---------- Supplied records ----------
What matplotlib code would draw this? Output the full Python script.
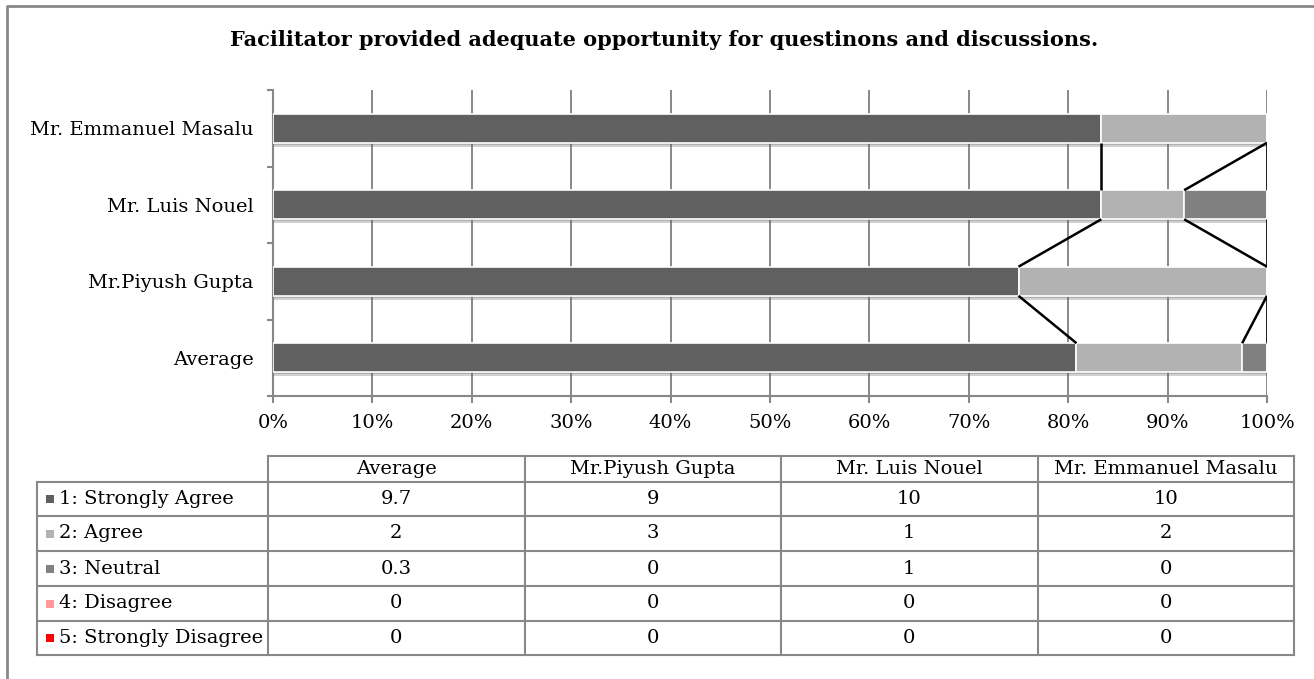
import matplotlib
matplotlib.use("Agg")
import matplotlib.pyplot as plt
import matplotlib.patheffects as pe
import numpy as np

# survey counts per response level, one entry per facilitator column
facilitators = ["Average", "Mr.Piyush Gupta", "Mr. Luis Nouel", "Mr. Emmanuel Masalu"]
responses = ["1: Strongly Agree", "2: Agree", "3: Neutral", "4: Disagree",
             "5: Strongly Disagree"]
strongly_agree = [9.7, 9, 10, 10]
agree = [2, 3, 1, 2]
neutral = [0.3, 0, 1, 0]
disagree = [0, 0, 0, 0]
strongly_disagree = [0, 0, 0, 0]
colors = ["#606060", "#b2b2b2", "#808080", "#ff9999", "#ff0000"]
title = "Facilitator provided adequate opportunity for questinons and discussions."

counts = np.array([strongly_agree, agree, neutral, disagree, strongly_disagree], float)
shares = counts / counts.sum(axis=0)
cum = np.cumsum(shares, axis=0)

W, H = 1314, 679
FS = 14
fig = plt.figure(figsize=(W / 100, H / 100), dpi=100)
plt.rcParams["font.family"] = ["DejaVu Serif"]
GRID = "#888888"

# page overlay in pixel units: frame, title and the data table
pg = fig.add_axes([0, 0, 1, 1])
pg.set_xlim(0, W)
pg.set_ylim(H, 0)
pg.axis("off")
pg.plot([7, 7, W], [H, 6, 6], color=GRID, lw=2)
pg.text(664, 40, title, ha="center", va="center", fontsize=15, fontweight="bold")

# chart
ax = fig.add_axes([273 / W, 1 - 396 / H, (1267 - 273) / W, (396 - 90) / H])
y = np.arange(len(facilitators))
h = 0.38
shadow = [pe.SimplePatchShadow(offset=(0, -3), shadow_rgbFace="#666666", alpha=0.3),
          pe.SimplePatchShadow(offset=(0, -1.5), shadow_rgbFace="#666666", alpha=0.3),
          pe.Normal()]
left = np.zeros(len(facilitators))
for k in range(len(responses)):
    bars = ax.barh(y, shares[k], h, left=left, color=colors[k], edgecolor="white",
                   lw=1.2, zorder=3)
    for b in bars:
        b.set_path_effects(shadow)
    left = left + shares[k]

# series lines between neighbouring bars
for k in range(len(responses) - 2):
    for i in range(len(facilitators) - 1):
        ax.plot([cum[k, i], cum[k, i + 1]], [i + h / 2, i + 1 - h / 2],
                color="black", lw=1.8, zorder=4, solid_capstyle="butt")

ax.set_xlim(0, 1)
ax.set_ylim(-0.5, len(facilitators) - 0.5)
ax.set_xticks(np.linspace(0, 1, 11))
ax.set_xticklabels([f"{int(round(v * 100))}%" for v in np.linspace(0, 1, 11)],
                   fontsize=FS)
ax.set_yticks(np.arange(-0.5, len(facilitators), 1.0))
ax.set_yticklabels([])
ax.set_yticks(y, minor=True)
ax.set_yticklabels(facilitators, minor=True, fontsize=FS)
ax.tick_params(axis="y", which="major", length=4, width=1.5, color=GRID, direction="out")
ax.tick_params(axis="y", which="minor", length=0, pad=14)
ax.tick_params(axis="x", length=5, width=1.5, color=GRID, direction="out", pad=8)
ax.xaxis.grid(True, color=GRID, lw=1.4, zorder=0)
ax.set_axisbelow(True)
for s in ("top", "right"):
    ax.spines[s].set_visible(False)
for s in ("left", "bottom"):
    ax.spines[s].set_color(GRID)
    ax.spines[s].set_linewidth(1.5)

# data table below the chart
col_x = np.linspace(268, 1294, len(facilitators) + 1)
row_y = [482, 516, 551, 586, 621, 655]
lab_x0 = 37
lw = 1.5
pg.plot([col_x[0], col_x[-1]], [456, 456], color=GRID, lw=lw)
for cx in col_x:
    pg.plot([cx, cx], [456, row_y[-1]], color=GRID, lw=lw)
pg.plot([lab_x0, lab_x0], [row_y[0], row_y[-1]], color=GRID, lw=lw)
for ry in row_y:
    pg.plot([lab_x0, col_x[-1]], [ry, ry], color=GRID, lw=lw)
for j, name in enumerate(facilitators):
    pg.text((col_x[j] + col_x[j + 1]) / 2, 469, name, ha="center", va="center",
            fontsize=FS)
for k, resp in enumerate(responses):
    yc = (row_y[k] + row_y[k + 1]) / 2
    pg.add_patch(plt.Rectangle((46, yc - 4), 8, 8, color=colors[k], lw=0))
    pg.text(59, yc, resp, ha="left", va="center", fontsize=FS)
    for j in range(len(facilitators)):
        v = counts[k, j]
        pg.text((col_x[j] + col_x[j + 1]) / 2, yc, f"{v:g}", ha="center",
                va="center", fontsize=FS)

fig.savefig("out.png", dpi=100)
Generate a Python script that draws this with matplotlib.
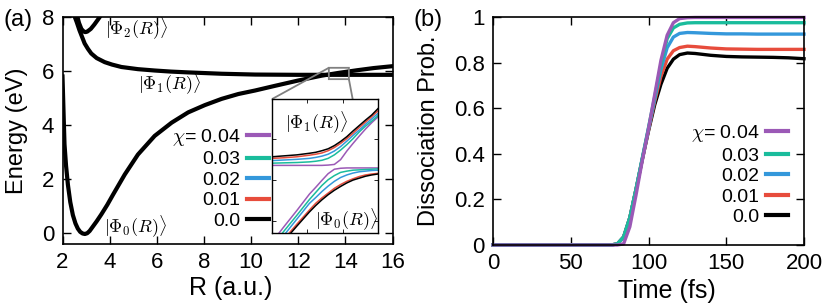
import matplotlib
matplotlib.use("Agg")
import matplotlib.pyplot as plt
from matplotlib.ticker import FuncFormatter

plt.rcParams.update({
    "font.family": ["Liberation Sans", "DejaVu Sans"],
    "mathtext.fontset": "cm",
    "axes.linewidth": 1.2,
})

# ---- panel (a): potential energy curves ----
r_phi0 = [2.0, 2.05, 2.085, 2.15, 2.23, 2.33, 2.44, 2.55, 2.65, 2.75, 2.85, 2.95, 3.05, 3.15,
          3.3, 3.45, 3.65, 3.9, 4.14, 4.64, 5.2, 5.91, 6.63, 7.33, 8.04, 8.75, 9.46, 10.17,
          11.0, 12.0, 13.0, 13.7, 14.5, 15.2, 16.0]
e_phi0 = [5.8, 4.3, 3.29, 2.5, 1.79, 1.15, 0.67, 0.36, 0.17, 0.05, -0.01, -0.03, 0.0, 0.08,
          0.26, 0.44, 0.7, 1.05, 1.42, 2.17, 2.91, 3.6, 4.09, 4.47, 4.74, 4.97, 5.15, 5.28,
          5.45, 5.65, 5.83, 5.93, 6.03, 6.11, 6.18]

r_phi1 = [2.48, 2.6, 2.72, 2.85, 2.94, 3.08, 3.22, 3.45, 3.79, 4.1, 4.5, 5.2, 5.91, 6.6,
          7.33, 8.75, 10.17, 12.0, 14.0, 16.0]
e_phi1 = [8.1, 7.82, 7.51, 7.22, 7.02, 6.82, 6.65, 6.48, 6.33, 6.24, 6.15, 6.07, 6.02, 5.98,
          5.95, 5.9, 5.87, 5.86, 5.86, 5.86]

r_phi2 = [2.62, 2.7, 2.8, 2.9, 2.97, 3.05, 3.2, 3.35, 3.5, 3.62]
e_phi2 = [8.05, 7.78, 7.56, 7.46, 7.44, 7.46, 7.56, 7.72, 7.9, 8.05]

# ---- inset: avoided crossing for each coupling chi ----
chi_labels = [r"$\chi$= 0.04", "0.03", "0.02", "0.01", "0.0"]
colors = ["#9b59b6", "#1abc9c", "#3498db", "#e74c3c", "#000000"]

r_in = [13.30, 13.40, 13.50, 13.60, 13.65, 13.70, 13.75, 13.80, 13.85, 13.90, 13.95, 14.00,
        14.05, 14.10, 14.15]
upper_004 = [5.912, 5.912, 5.912, 5.912, 5.912, 5.912, 5.913, 5.915, 5.930, 5.957, 5.981,
             6.004, 6.026, 6.046, 6.064]
upper_003 = [5.919, 5.920, 5.921, 5.923, 5.925, 5.928, 5.934, 5.945, 5.960, 5.977, 5.996,
             6.017, 6.035, 6.051, 6.068]
upper_002 = [5.927, 5.929, 5.931, 5.934, 5.937, 5.941, 5.947, 5.957, 5.971, 5.988, 6.006,
             6.023, 6.041, 6.058, 6.075]
upper_001 = [5.934, 5.936, 5.939, 5.944, 5.947, 5.951, 5.958, 5.968, 5.981, 5.996, 6.013,
             6.031, 6.048, 6.065, 6.083]
upper_000 = [5.939, 5.942, 5.945, 5.950, 5.953, 5.958, 5.964, 5.974, 5.987, 6.002, 6.020,
             6.037, 6.054, 6.070, 6.090]
lower_004 = [5.672, 5.722, 5.771, 5.822, 5.843, 5.865, 5.886, 5.900, 5.903, 5.904, 5.904,
             5.904, 5.904, 5.904, 5.904]
lower_003 = [5.659, 5.708, 5.756, 5.805, 5.827, 5.849, 5.867, 5.880, 5.890, 5.894, 5.897,
             5.898, 5.899, 5.900, 5.901]
lower_002 = [5.647, 5.695, 5.744, 5.793, 5.811, 5.830, 5.847, 5.862, 5.874, 5.882, 5.888,
             5.892, 5.894, 5.896, 5.897]
lower_001 = [5.637, 5.683, 5.728, 5.772, 5.793, 5.810, 5.825, 5.840, 5.852, 5.862, 5.870,
             5.877, 5.882, 5.885, 5.887]
lower_000 = [5.631, 5.677, 5.722, 5.766, 5.786, 5.804, 5.820, 5.834, 5.846, 5.857, 5.866,
             5.872, 5.878, 5.882, 5.885]

# ---- panel (b): dissociation probability ----
time_fs = [0, 76, 80, 84, 88, 92, 96, 100, 104, 108, 112, 116, 120, 125, 130, 140, 150,
           160, 170, 180, 190, 200]
prob_004 = [0, 0, 0, 0.005, 0.08, 0.22, 0.37, 0.51, 0.66, 0.81, 0.92, 0.975, 0.993, 0.997,
            0.998, 0.998, 0.998, 0.998, 0.998, 0.998, 0.998, 0.998]
prob_003 = [0, 0, 0.005, 0.035, 0.12, 0.245, 0.38, 0.515, 0.65, 0.79, 0.905, 0.952, 0.968,
            0.974, 0.975, 0.975, 0.975, 0.975, 0.975, 0.975, 0.975, 0.975]
prob_002 = [0, 0, 0.005, 0.035, 0.12, 0.245, 0.38, 0.51, 0.64, 0.77, 0.865, 0.912, 0.928,
            0.932, 0.931, 0.928, 0.926, 0.926, 0.925, 0.925, 0.925, 0.925]
prob_001 = [0, 0, 0.005, 0.035, 0.12, 0.245, 0.375, 0.505, 0.63, 0.74, 0.815, 0.852, 0.866,
            0.872, 0.870, 0.864, 0.860, 0.859, 0.858, 0.858, 0.858, 0.858]
prob_000 = [0, 0, 0.005, 0.035, 0.12, 0.245, 0.375, 0.50, 0.615, 0.705, 0.775, 0.815, 0.835,
            0.842, 0.840, 0.832, 0.827, 0.825, 0.824, 0.823, 0.821, 0.817]

uppers = [upper_004, upper_003, upper_002, upper_001, upper_000]
lowers = [lower_004, lower_003, lower_002, lower_001, lower_000]
probs = [prob_004, prob_003, prob_002, prob_001, prob_000]

W, H = 830, 306
fig = plt.figure(figsize=(W / 100, H / 100), dpi=100)
ax1 = fig.add_axes([62.5 / W, 1 - 244 / H, 330 / W, 227 / H])
ax2 = fig.add_axes([493 / W, 1 - 245 / H, 311 / W, 228 / H])

tick_kw = dict(direction="in", top=True, right=True, length=6, width=1.0, labelsize=16)

# panel (a)
for r, e in [(r_phi0, e_phi0), (r_phi1, e_phi1), (r_phi2, e_phi2)]:
    ax1.plot(r, e, color="black", lw=3)
ax1.set_xlim(2, 16)
ax1.set_ylim(-0.4, 8)
ax1.set_xticks(range(2, 17, 2))
ax1.set_yticks(range(0, 9, 2))
ax1.tick_params(pad=6, **tick_kw)
ax1.set_xlabel("R (a.u.)", fontsize=18)
ax1.set_ylabel("Energy (eV)", fontsize=17)
ax1.xaxis.set_label_coords(0.51, -0.14)
ax1.yaxis.set_label_coords(-0.104, 0.5)

lbl = dict(fontsize=13, ha="center", va="center")
ax1.text(5.14, 7.55, r"$|\Phi_2(R)\rangle$", **lbl)
ax1.text(6.55, 5.54, r"$|\Phi_1(R)\rangle$", **lbl)
ax1.text(5.11, 0.24, r"$|\Phi_0(R)\rangle$", **lbl)

axins = ax1.inset_axes([0.635, 0.0485, 0.321, 0.590])
handles = []
for up, lo, c, lab in zip(uppers, lowers, colors, chi_labels):
    h, = axins.plot(r_in, up, color=c, lw=1.1, label=lab)
    axins.plot(r_in, lo, color=c, lw=1.1)
    handles.append(h)
axins.set_xlim(13.30, 14.15)
axins.set_ylim(5.70, 6.12)
axins.set_xticks([13.583, 13.867])
axins.set_yticks([5.739, 5.866, 5.994])
axins.tick_params(direction="in", top=True, right=True, length=3, width=0.6,
                  labelbottom=False, labelleft=False)
for s in axins.spines.values():
    s.set_linewidth(1.0)
axins.text(13.653, 6.045, r"$|\Phi_1(R)\rangle$", **lbl)
axins.text(13.893, 5.741, r"$|\Phi_0(R)\rangle$", **lbl)
ax1.indicate_inset_zoom(axins, edgecolor="#808080", linewidth=1.3, alpha=1)

leg_kw = dict(frameon=False, markerfirst=False, fontsize=14, handlelength=1.15,
              handletextpad=0.35, labelspacing=0.15, borderpad=0, borderaxespad=0)
leg1 = ax1.legend(handles, chi_labels, loc="center right",
                  bbox_to_anchor=(0.627, 0.289), **leg_kw)
for l in leg1.get_lines():
    l.set_linewidth(3)

# panel (b)
for p, c, lab in list(zip(probs, colors, chi_labels))[::-1]:
    ax2.plot(time_fs, p, color=c, lw=2.4, label=lab, clip_on=False)
ax2.set_xlim(0, 200)
ax2.set_ylim(0, 1)
ax2.set_xticks(range(0, 201, 50))
ax2.set_yticks([0, 0.2, 0.4, 0.6, 0.8, 1.0])
ax2.yaxis.set_major_formatter(FuncFormatter(lambda v, _: f"{v:g}"))
ax2.tick_params(pad=6, **tick_kw)
ax2.set_xlabel("Time (fs)", fontsize=18)
ax2.set_ylabel("Dissociation Prob.", fontsize=17)
ax2.xaxis.set_label_coords(0.56, -0.15)
ax2.yaxis.set_label_coords(-0.172, 0.5)
h2, l2 = ax2.get_legend_handles_labels()
leg2 = ax2.legend(h2[::-1], l2[::-1], loc="center right",
                  bbox_to_anchor=(0.9495, 0.309), **leg_kw)
for l in leg2.get_lines():
    l.set_linewidth(3)

fig.text(18 / W, 1 - 20 / H, "(a)", fontsize=17, ha="center", va="center")
fig.text(428 / W, 1 - 20 / H, "(b)", fontsize=17, ha="center", va="center")

fig.savefig("out.png", dpi=100)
----------
What you have to do
Wherever the word "matplotlib" occurs in a line of the listing, copy that line.

Full response
What matplotlib code would draw this? Output the full Python script.
import matplotlib
matplotlib.use("Agg")
import matplotlib.pyplot as plt
import matplotlib.patheffects as pe
Generate a Python script that draws this with matplotlib.
import matplotlib
matplotlib.use("Agg")
import matplotlib.pyplot as plt
from matplotlib.ticker import FuncFormatter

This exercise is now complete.